From the most academic definition, the file system is a logical sequence of blocks on a storage media. Files are a basic construct of the operating system. With the exception of certain data (refer to relational databases further in this chapter), all data is kept in some type of file format. As such, it requires a system to maintain and manage the relationship with storage on behalf of the operating system. These file system functions are shown in Figure 8-1 and can be categorized in the following manner: allocation, management, and operations. These functions are described as follows :
Allocation File systems provide the capability to organize I/O devices into functioning units of storage.
Management File systems provide the activities necessary to track, protect, and manipulate data stored within the I/O devices.
Operations File systems locate logical sequences of data (for instance, a file) through various search methods depending on data recoverability and the sophistication of the system.
The file system allocates the two most important elements of the storage media, the volume, which defines the physical device, and its related attributes.

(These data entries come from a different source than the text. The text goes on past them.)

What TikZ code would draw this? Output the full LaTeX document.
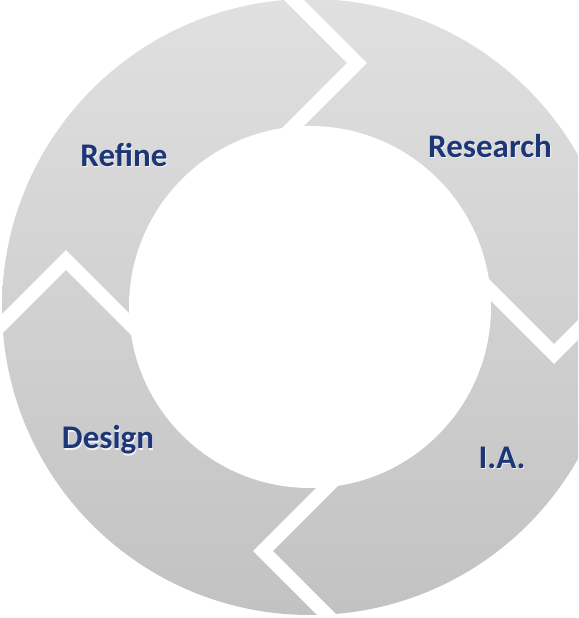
\documentclass[tikz,border=0pt]{standalone}
\usepackage{fontspec}
\setmainfont{Carlito}
\usetikzlibrary{calc}
\definecolor{ringtop}{HTML}{E0E0E0}
\definecolor{ringbot}{HTML}{C2C2C2}
\definecolor{labelblue}{HTML}{1C3678}
\tikzset{
  gapline/.style={draw=white, line width=14pt, line join=miter, line cap=butt},
  lbl/.style={font=\fontsize{33}{39}\selectfont\bfseries, text=labelblue, inner sep=0pt},
  lblshadow/.style={font=\fontsize{33}{39}\selectfont\bfseries, text=white, inner sep=0pt, opacity=0.8}
}
\begin{document}
\begin{tikzpicture}[x=1pt,y=1pt]
\useasboundingbox (0,0) rectangle (578,618);
\coordinate (c) at (310,311);
\begin{scope}
  \clip (0,0) rectangle (578,618);
  \shade[top color=ringtop, bottom color=ringbot] (c) circle (308);
  \fill[white] (c) circle (181);
  \foreach \a in {0,90,180,270}{
    \draw[gapline, rotate around={-\a:(c)}] ($(c)+(-33,164)$) -- ++(80,80) -- ++(-80,80);
  }
\end{scope}
\foreach \n/\p/\t in {research/{490,472}/Research, refine/{124,463}/Refine, design/{108,178}/Design, ia/{502,160}/I.A.}{
  \node[lblshadow] at ($(\p)+(0.8,-1.3)$) {\t};
  \node[lbl] (\n) at (\p) {\t};
}
\end{tikzpicture}
\end{document}
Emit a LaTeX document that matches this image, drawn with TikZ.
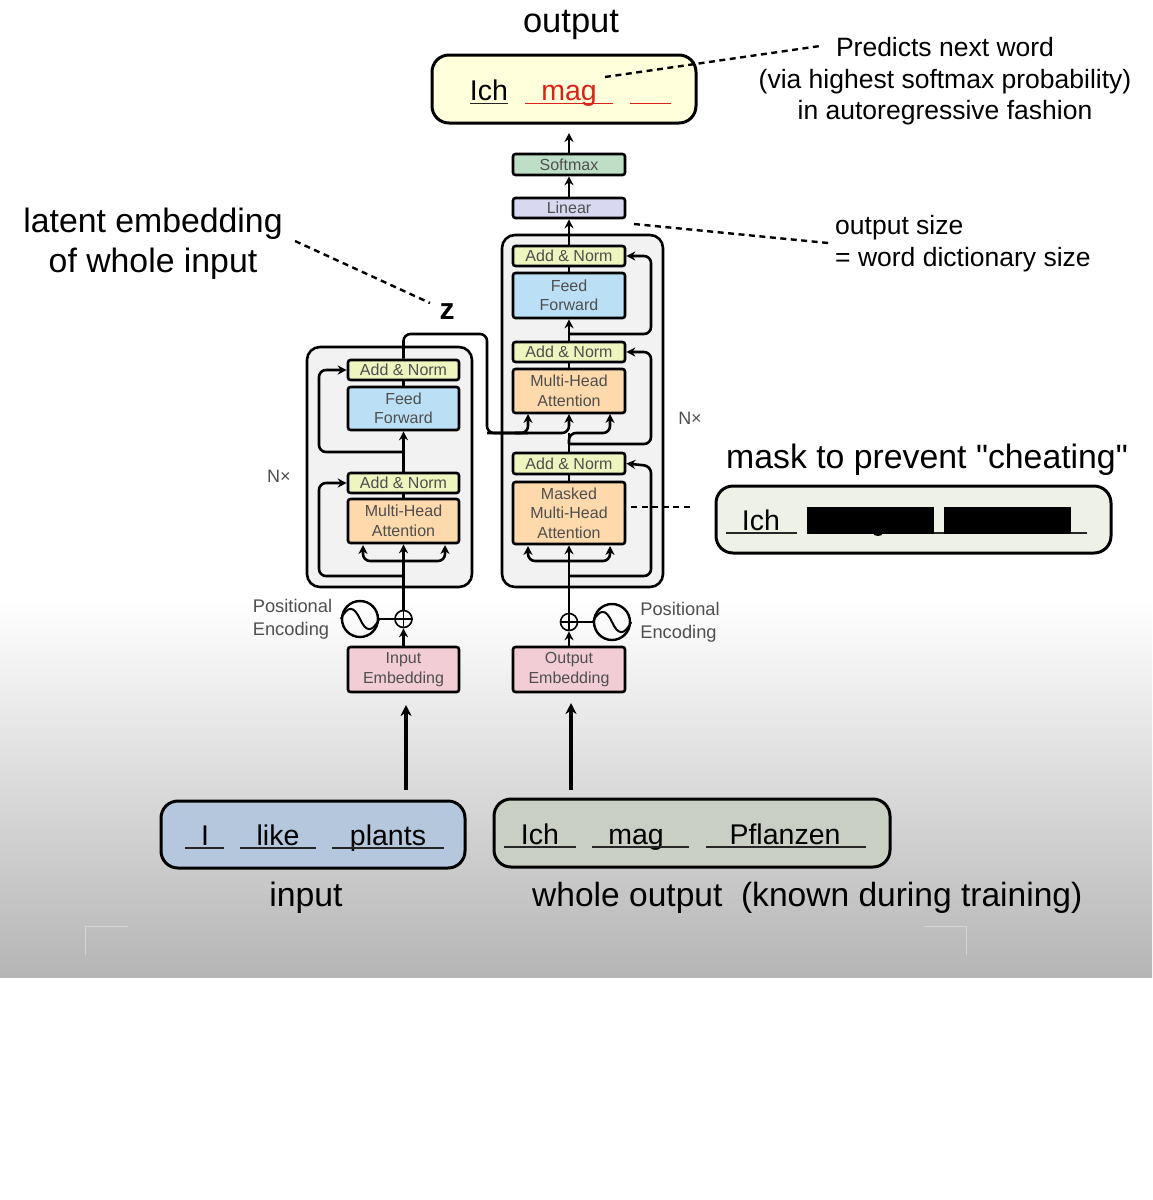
\documentclass[tikz,border=0pt]{standalone}
\usepackage{fontspec}
\setmainfont{Liberation Sans}
\newfontfamily\plainf{Liberation Sans}
\usetikzlibrary{arrows.meta}
\definecolor{txtc}{HTML}{4F4F4F}
\definecolor{ancol}{HTML}{EFF5BE}
\definecolor{ffcol}{HTML}{BBE0F5}
\definecolor{mhcol}{HTML}{FDD9AC}
\definecolor{smcol}{HTML}{BEDFC5}
\definecolor{lncol}{HTML}{D8D8F0}
\definecolor{emcol}{HTML}{F2CDD6}
\definecolor{stackc}{HTML}{F2F2F2}
\definecolor{redc}{HTML}{D8231B}
\definecolor{oboxc}{HTML}{FFFFDC}
\definecolor{mboxc}{HTML}{EEF2E6}
\definecolor{iboxc}{HTML}{B4C7DC}
\definecolor{wboxc}{HTML}{C9CFC3}
\newcommand{\fs}[1]{\fontsize{#1}{#1}\selectfont}
\tikzset{
  x=1pt,y=-1pt,
  blockb/.style={draw=black,line width=2.6pt,rounded corners=2.5pt,inner sep=0pt,align=center,text=txtc,font=\fs{16},anchor=center},
  stackb/.style={draw=black,line width=2.6pt,rounded corners=13pt,fill=stackc},
  wbox/.style={draw=black,line width=3pt,rounded corners=17pt,inner sep=0pt},
  flow/.style={line width=2.6pt,-{Stealth[length=9pt,width=9pt]}},
  flowb/.style={line width=3.2pt,-{Stealth[length=11pt,width=11pt]}},
  flowl/.style={line width=2.6pt,rounded corners=7pt,-{Stealth[length=9pt,width=9pt]}},
  plain/.style={line width=2.6pt,rounded corners=7pt},
  dots/.style={line width=2.4pt,dash pattern=on 6pt off 4.5pt},
  big/.style={font=\fs{33.8},text=black,inner sep=0pt,anchor=base},
  mid/.style={font=\fs{26.5},text=black,inner sep=0pt,anchor=base},
  word/.style={font=\fs{28.5},text=black,inner sep=0pt,anchor=base},
  side/.style={font=\fs{18.3},text=txtc,inner sep=0pt,align=left},
  nxl/.style={font=\fs{18},text=txtc,inner sep=0pt},
  uline/.style={line width=1.4pt,black!85},
  oplus/.style={circle,draw=black,line width=1.6pt,minimum size=17pt,inner sep=0pt},
  sine/.style={circle,draw=black,line width=2.4pt,minimum size=36pt,inner sep=0pt},
}
\newcommand{\blk}[7]{\node[blockb,fill=#2,minimum width=#5 pt-#4 pt,minimum height=#7 pt-#6 pt] (#1) at ({(#4+#5)/2},{(#6+#7)/2}) {#3};}
\begin{document}
\begin{tikzpicture}
\useasboundingbox (0,0) rectangle (1152,1200);
\fill[white] (0,0) rectangle (1152,1200);
\shade[top color=white,bottom color=black!29] (0,600) rectangle (1152,977);
\draw[black!17,line width=.8pt] (85,955) -- (85,926) -- (128,926);
\draw[black!17,line width=.8pt] (924,926) -- (966,926) -- (966,955);

% stacks
\draw[stackb] (307,347) rectangle (472,587);
\draw[stackb] (502,235) rectangle (663,587);

% junction coordinates
\coordinate (enctop) at (403.5,334);
\coordinate (encjump) at (487,334);
\coordinate (encin) at (487,433);

% encoder blocks
\blk{ean1}{ancol}{Add \& Norm}{348}{459}{360}{380}
\blk{eff}{ffcol}{Feed\\[3.5pt]Forward}{348}{459}{387}{430}
\blk{ean2}{ancol}{Add \& Norm}{348}{459}{473}{493}
\blk{emh}{mhcol}{Multi-Head\\[3.5pt]Attention}{348}{459}{499}{543}
\blk{iemb}{emcol}{Input\\[3.5pt]Embedding}{348}{459}{647}{692}

% decoder blocks
\blk{sm}{smcol}{Softmax}{513}{625}{154}{175}
\blk{lin}{lncol}{Linear}{513}{625}{198}{218}
\blk{dan1}{ancol}{Add \& Norm}{513}{625}{246}{266}
\blk{dff}{ffcol}{Feed\\[3.5pt]Forward}{513}{625}{273}{318}
\blk{dan2}{ancol}{Add \& Norm}{513}{625}{342}{362}
\blk{dmh}{mhcol}{Multi-Head\\[3.5pt]Attention}{513}{625}{369}{413}
\blk{dan3}{ancol}{Add \& Norm}{513}{625}{453}{474}
\blk{dmm}{mhcol}{Masked\\[3.5pt]Multi-Head\\[3.5pt]Attention}{513}{625}{482}{544}
\blk{oemb}{emcol}{Output\\[3.5pt]Embedding}{513}{625}{647}{692}

% positional encoding
\node[oplus] (eplus) at (403.5,619) {};
\node[oplus] (dplus) at (569,622) {};
\node[sine] (esin) at (360,619) {};
\node[sine] (dsin) at (612,622) {};
\draw[line width=2pt] (esin.west) .. controls (348,605) and (354,606) .. (esin.center) .. controls (366,632) and (372,633) .. (esin.east);
\draw[line width=2pt] (dsin.west) .. controls (600,608) and (606,609) .. (dsin.center) .. controls (618,635) and (624,636) .. (dsin.east);
\draw[line width=1.6pt] (eplus.north) -- (eplus.south) (eplus.west) -- (eplus.east);
\draw[line width=1.6pt] (dplus.north) -- (dplus.south) (dplus.west) -- (dplus.east);
\draw[line width=2.4pt] (esin) -- (eplus);
\draw[line width=2.4pt] (dsin) -- (dplus);
\node[side] (pel) at (292.5,619) {Positional\\[5pt]Encoding};
\node[side] (per) at (680,622) {Positional\\[5pt]Encoding};
\node[nxl] (nxa) at (279,476) {N×};
\node[nxl] (nxb) at (690,418) {N×};

% encoder connectors
\draw[flow] (iemb.north) -- (eplus.south);
\draw[flow] (eplus.north) -- (emh.south);
\coordinate (ea) at (403.5,576);
\coordinate (eb) at (403.5,561);
\coordinate (ec) at (403.5,452);
\draw[flowl] (ea) -- (319,576) -- (319,483) -- (ean2.west);
\draw[flowl] (eb) -- (363,561) -- (363,545);
\draw[flowl] (eb) -- (445,561) -- (445,545);
\draw[line width=2.6pt] (ean2.south) -- (emh.north);
\draw[flow] (ean2.north) -- (eff.south);
\draw[flowl] (ec) -- (319,452) -- (319,370) -- (ean1.west);
\draw[line width=2.6pt] (eff.north) -- (ean1.south);
\draw[plain] (ean1.north) -- (enctop) -- (encjump) -- (encin) -- (528,433);
\draw[flowl] (encin) -- (569,433) -- (569,414);
\draw[flowl] (515,433) -- (528,433) -- (528,414);

% decoder connectors
\draw[flow] (oemb.north) -- (dplus.south);
\draw[flow] (dplus.north) -- (dmm.south);
\coordinate (da) at (569,576);
\coordinate (db) at (569,561);
\coordinate (dc) at (569,444);
\coordinate (dd) at (569,433);
\coordinate (de) at (569,334);
\draw[flowl] (da) -- (651,576) -- (651,466) -- (dan3.east);
\draw[flowl] (db) -- (528,561) -- (528,546);
\draw[flowl] (db) -- (610,561) -- (610,546);
\draw[line width=2.6pt] (dan3.south) -- (dmm.north);
\draw[line width=2.6pt] (dan3.north) -- (dd);
\draw[flowl] (dc) -- (651,444) -- (651,352) -- (dan2.east);
\draw[flowl] (569,444) -- (569,433) -- (610,433) -- (610,414);
\draw[line width=2.6pt] (dan2.south) -- (dmh.north);
\draw[flow] (dan2.north) -- (dff.south);
\draw[flowl] (de) -- (651,334) -- (651,256) -- (dan1.east);
\draw[line width=2.6pt] (dff.north) -- (dan1.south);
\draw[flow] (dan1.north) -- (lin.south);
\draw[flow] (lin.north) -- (sm.south);
\coordinate (smtop) at (569,133);
\draw[flow] (sm.north) -- (smtop);

% word boxes
\node[wbox,fill=oboxc,minimum width=264pt,minimum height=68pt] (obox) at (564,89) {};
\node[wbox,fill=mboxc,minimum width=395pt,minimum height=67pt] (mbox) at (913.5,519.5) {};
\node[wbox,fill=iboxc,minimum width=304pt,minimum height=67pt] (ibox) at (313,834.5) {};
\node[wbox,fill=wboxc,minimum width=396pt,minimum height=68pt] (wbox2) at (692,833) {};

\node[word] (o1) at (489,100) {Ich};
\node[word,text=redc] (o2) at (569,100) {mag};
\draw[uline] (470,103.5) -- (508,103.5);
\draw[uline,redc] (525,103.5) -- (613,103.5);
\draw[uline,redc] (630,103.5) -- (671,103.5);

\node[word] (m1) at (761,530) {Ich};
\draw[uline] (726,533) -- (797,533);
\draw[uline] (934,533) -- (944,533);
\draw[uline] (1071,533) -- (1087,533);
\node[fill=black,minimum width=127pt,minimum height=27pt,inner sep=0pt] (bk1) at (870.5,520.5) {};
\node[fill=black,minimum width=127pt,minimum height=27pt,inner sep=0pt] (bk2) at (1007.5,520.5) {};
\fill[black] (878,533) ellipse (5 and 3);

\node[word] (i1) at (205,845) {I};
\node[word] (i2) at (278,845) {like};
\node[word] (i3) at (388,845) {plants};
\draw[uline] (185,848) -- (224,848);
\draw[uline] (240,848) -- (316,848);
\draw[uline] (332,848) -- (444,848);

\node[word] (w1) at (540,844) {Ich};
\node[word] (w2) at (636,844) {mag};
\node[word] (w3) at (785,844) {Pflanzen};
\draw[uline] (504,847) -- (576,847);
\draw[uline] (592,847) -- (689,847);
\draw[uline] (706,847) -- (866,847);

% big arrows
\coordinate (a1) at (406,790);
\coordinate (a2) at (406,705);
\coordinate (b1) at (571,790);
\coordinate (b2) at (571,703);
\draw[flowb] (a1) -- (a2);
\draw[flowb] (b1) -- (b2);

% labels
\node[big,font=\fs{34.5}] (lo) at (571,32) {output};
\node[big] (li) at (306,906) {input};
\node[big,anchor=base west,font=\fs{33.55}] (lw) at (532,906) {whole output\ \ (known during training)};
\node[big] (la) at (153,232) {latent embedding};
\node[big] (lb) at (153,272) {of whole input};
\node[font=\bfseries\fs{30},text=black,inner sep=0pt,anchor=base] (z) at (447,319) {z};
\node[big,anchor=base west,font=\plainf\fs{33.8}] (lm) at (726,468) {mask to prevent "cheating"};
\node[mid] (lp1) at (945,56) {Predicts next word};
\node[mid] (lp2) at (945,88) {(via highest softmax probability)};
\node[mid] (lp3) at (945,119) {in autoregressive fashion};
\node[mid,anchor=base west] (ls1) at (835,234) {output size};
\node[mid,anchor=base west] (ls2) at (835,266) {= word dictionary size};

% dashed leaders
\coordinate (d1a) at (605,77);
\coordinate (d1b) at (820,46);
\coordinate (d2a) at (634,224);
\coordinate (d2b) at (828,243);
\coordinate (d3a) at (295,241);
\coordinate (d3b) at (430,303);
\coordinate (d4a) at (631,507);
\coordinate (d4b) at (692,507);
\draw[dots] (d1a) -- (d1b);
\draw[dots] (d2a) -- (d2b);
\draw[dots] (d3a) -- (d3b);
\draw[dots] (d4a) -- (d4b);
\end{tikzpicture}
\end{document}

Secondly, the files, which are collections of data, are accessible through some type of naming convention to the operating system and, subsequently, the applications are stored physically on the storage media. In todays environments, multiple products can make up these components. Accessible as add-ons to the basic components of the operating system, these products support two distinct but interrelated functions: file management and volume management. These products are available as recoverable, journal, or high-performance file systems and as enhanced or extended volume managers.
Allocation of space within storage, especially in disks, begins with the initialization or formatting of the physical device itself. This is done by creating a volume that corresponds to a logical partition of space on a disk. Given the esoteric nature of volume initialization, volumes can be assigned to part of a disk or can span physical disks.
The activity of formatting defines the smallest unit of addressable space within the device and the creation of special files that will act as directories or catalogues for file allocation and access. In Microsoft operating systems, these are referred to as clusters and are mapped to the physical sectors of the physical disk. In UNIX, this is generally defined, given there are multiple UNIX variants, as a super block . Consequently, there exists a relationship between the file system allocation and the actual physical attributes of the disk, such as capacity and density. Both file system unitsclusters and blocks have an integral number of physical sectors. Therefore, large physical disks storing small files can become very inefficient when the lowest unit of storage is a cluster that utilizes multiple large sectors.
In addition, the overhead necessary to put the disk into activity (for instance, its formatting) explains the difference between formatted capacities of a drive versus unformatted capacity.
Once a volume is initialized , it is ready to store a file or logical sets of blocks. Files are allocated according to the attributes set with volume formatting. Given that, a file is allocated space through its smallest unit of measurement, which is the cluster or block. Files are tracked through special files that have been created with volume allocation. These master file tables (MFT), as they exist in Microsoft OSs (or inodes, as theyre referred to in UNIX systems), contain data about the volume, space attributes, and files stored within the volume.
Access to files starts here with the master file table or inode. Within these special files are indexing information, security access lists, file attribute lists, and any extended attributes that the file may have. Once the file has been created, these attributes are managed from these locations stored on the volume.
The MFT, file allocation table, or super block-inode structures are increasingly being referred to as metadata. Metadata simply means information about data. As we discussed previously, the operating system requires a function to store and access data. One of these is the fundamental boot structure needed by the OS to initialize itself during a power up or restart sequence. In addition to the metadata files allocation during formatting, the process identifies and creates a boot file that becomes instrumental in locating the special system information needed during the OS boot processes.
Another important allocation during this process is the creation of a log file, thereby providing a recoverable file system, one that is required for enterprise-level operations. A recoverable file system ensures volume consistency by using logging functions similar to transaction processing models. If the system crashes, the file system restores the volume by executing a recovery procedure that utilized activity information stored within the log file.
In file systems, all data stored on a volume is contained in a file. This includes the file allocation tables and volume table of contents structures used to located and retrieve files, boot data, and the allocation state of the entire volume. Storing everything in files allows the data to be easily located and maintained by the file system, and a security attribute or descriptor can protect each separated file. If a particular part of the physical disk becomes corrupt, the file system can relocate the metadata files to prevent the disk from becoming inaccessible.
There is an important exception to the preceding statement that all data stored on a volume is contained in a file. The exception is the allocation of disks using raw partitions where an application will bypass the file system and manage the raw storage segments. This is common for many relational database products.